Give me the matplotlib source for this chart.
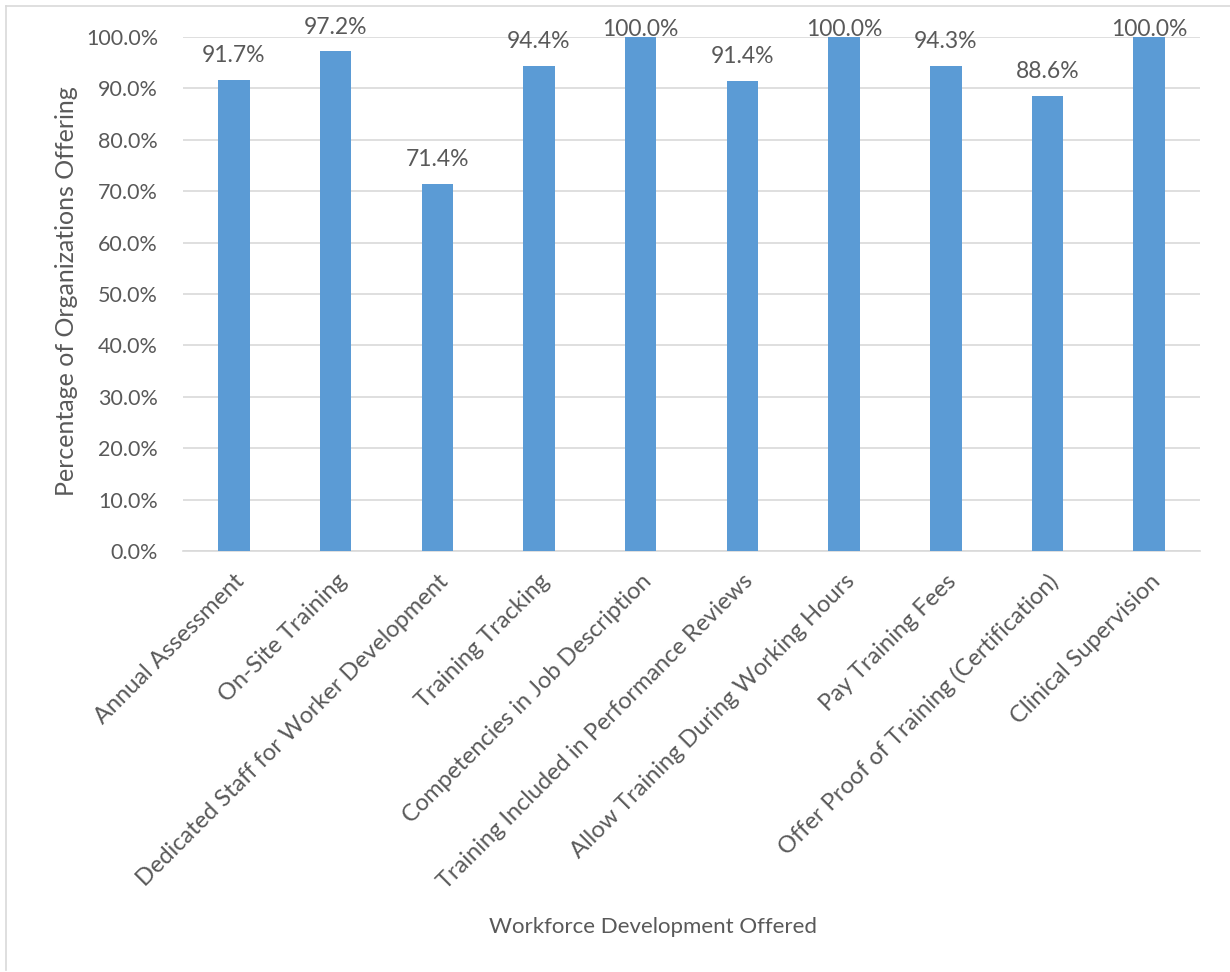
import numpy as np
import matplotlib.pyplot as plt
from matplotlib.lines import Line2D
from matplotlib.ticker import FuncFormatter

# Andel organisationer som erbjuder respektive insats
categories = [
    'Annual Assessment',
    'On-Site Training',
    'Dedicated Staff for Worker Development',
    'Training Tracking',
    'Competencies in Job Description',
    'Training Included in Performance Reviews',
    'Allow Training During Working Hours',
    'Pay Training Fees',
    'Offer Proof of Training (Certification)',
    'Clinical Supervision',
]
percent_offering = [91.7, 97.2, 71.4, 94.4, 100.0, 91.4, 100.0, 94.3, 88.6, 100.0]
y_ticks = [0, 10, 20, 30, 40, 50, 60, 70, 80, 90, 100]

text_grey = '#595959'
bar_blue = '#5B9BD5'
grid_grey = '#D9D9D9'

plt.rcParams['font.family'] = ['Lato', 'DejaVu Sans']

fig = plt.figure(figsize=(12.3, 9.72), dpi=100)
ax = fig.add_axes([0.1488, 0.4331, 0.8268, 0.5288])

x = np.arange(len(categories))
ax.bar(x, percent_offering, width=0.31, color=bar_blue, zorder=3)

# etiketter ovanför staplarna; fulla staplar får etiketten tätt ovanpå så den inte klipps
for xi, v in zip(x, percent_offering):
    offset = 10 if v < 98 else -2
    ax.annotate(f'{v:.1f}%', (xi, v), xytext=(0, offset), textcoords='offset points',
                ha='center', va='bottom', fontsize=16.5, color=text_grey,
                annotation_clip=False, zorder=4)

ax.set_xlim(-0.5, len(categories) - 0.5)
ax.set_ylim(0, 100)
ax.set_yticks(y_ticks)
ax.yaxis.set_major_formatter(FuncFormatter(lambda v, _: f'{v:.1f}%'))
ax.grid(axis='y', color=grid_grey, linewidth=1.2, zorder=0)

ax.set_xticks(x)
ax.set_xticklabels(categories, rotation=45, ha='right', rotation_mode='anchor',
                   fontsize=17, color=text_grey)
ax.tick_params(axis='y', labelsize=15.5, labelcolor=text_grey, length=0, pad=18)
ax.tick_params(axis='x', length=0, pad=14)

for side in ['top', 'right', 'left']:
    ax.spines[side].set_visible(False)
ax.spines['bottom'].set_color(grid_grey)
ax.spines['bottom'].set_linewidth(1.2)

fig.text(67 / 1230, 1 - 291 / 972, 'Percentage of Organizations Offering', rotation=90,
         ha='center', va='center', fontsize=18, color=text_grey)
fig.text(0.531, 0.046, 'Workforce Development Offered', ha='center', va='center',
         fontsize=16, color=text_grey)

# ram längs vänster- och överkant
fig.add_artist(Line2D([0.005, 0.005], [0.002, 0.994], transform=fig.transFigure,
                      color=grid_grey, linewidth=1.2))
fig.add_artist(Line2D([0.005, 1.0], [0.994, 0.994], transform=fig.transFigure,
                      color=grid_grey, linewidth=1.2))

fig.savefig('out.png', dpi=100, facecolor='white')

Goal:
Pictures are excluded; extract exactly the lines from the start of the data through the line that holds "ax.grid(axis='y', color=grid_grey, linewidth=1.2, zorder=0)", both ends included.

Response to this task:
Give me the matplotlib source for this chart.
import numpy as np
import matplotlib.pyplot as plt
from matplotlib.lines import Line2D
from matplotlib.ticker import FuncFormatter

# Andel organisationer som erbjuder respektive insats
categories = [
    'Annual Assessment',
    'On-Site Training',
    'Dedicated Staff for Worker Development',
    'Training Tracking',
    'Competencies in Job Description',
    'Training Included in Performance Reviews',
    'Allow Training During Working Hours',
    'Pay Training Fees',
    'Offer Proof of Training (Certification)',
    'Clinical Supervision',
]
percent_offering = [91.7, 97.2, 71.4, 94.4, 100.0, 91.4, 100.0, 94.3, 88.6, 100.0]
y_ticks = [0, 10, 20, 30, 40, 50, 60, 70, 80, 90, 100]

text_grey = '#595959'
bar_blue = '#5B9BD5'
grid_grey = '#D9D9D9'

plt.rcParams['font.family'] = ['Lato', 'DejaVu Sans']

fig = plt.figure(figsize=(12.3, 9.72), dpi=100)
ax = fig.add_axes([0.1488, 0.4331, 0.8268, 0.5288])

x = np.arange(len(categories))
ax.bar(x, percent_offering, width=0.31, color=bar_blue, zorder=3)

# etiketter ovanför staplarna; fulla staplar får etiketten tätt ovanpå så den inte klipps
for xi, v in zip(x, percent_offering):
    offset = 10 if v < 98 else -2
    ax.annotate(f'{v:.1f}%', (xi, v), xytext=(0, offset), textcoords='offset points',
                ha='center', va='bottom', fontsize=16.5, color=text_grey,
                annotation_clip=False, zorder=4)

ax.set_xlim(-0.5, len(categories) - 0.5)
ax.set_ylim(0, 100)
ax.set_yticks(y_ticks)
ax.yaxis.set_major_formatter(FuncFormatter(lambda v, _: f'{v:.1f}%'))
ax.grid(axis='y', color=grid_grey, linewidth=1.2, zorder=0)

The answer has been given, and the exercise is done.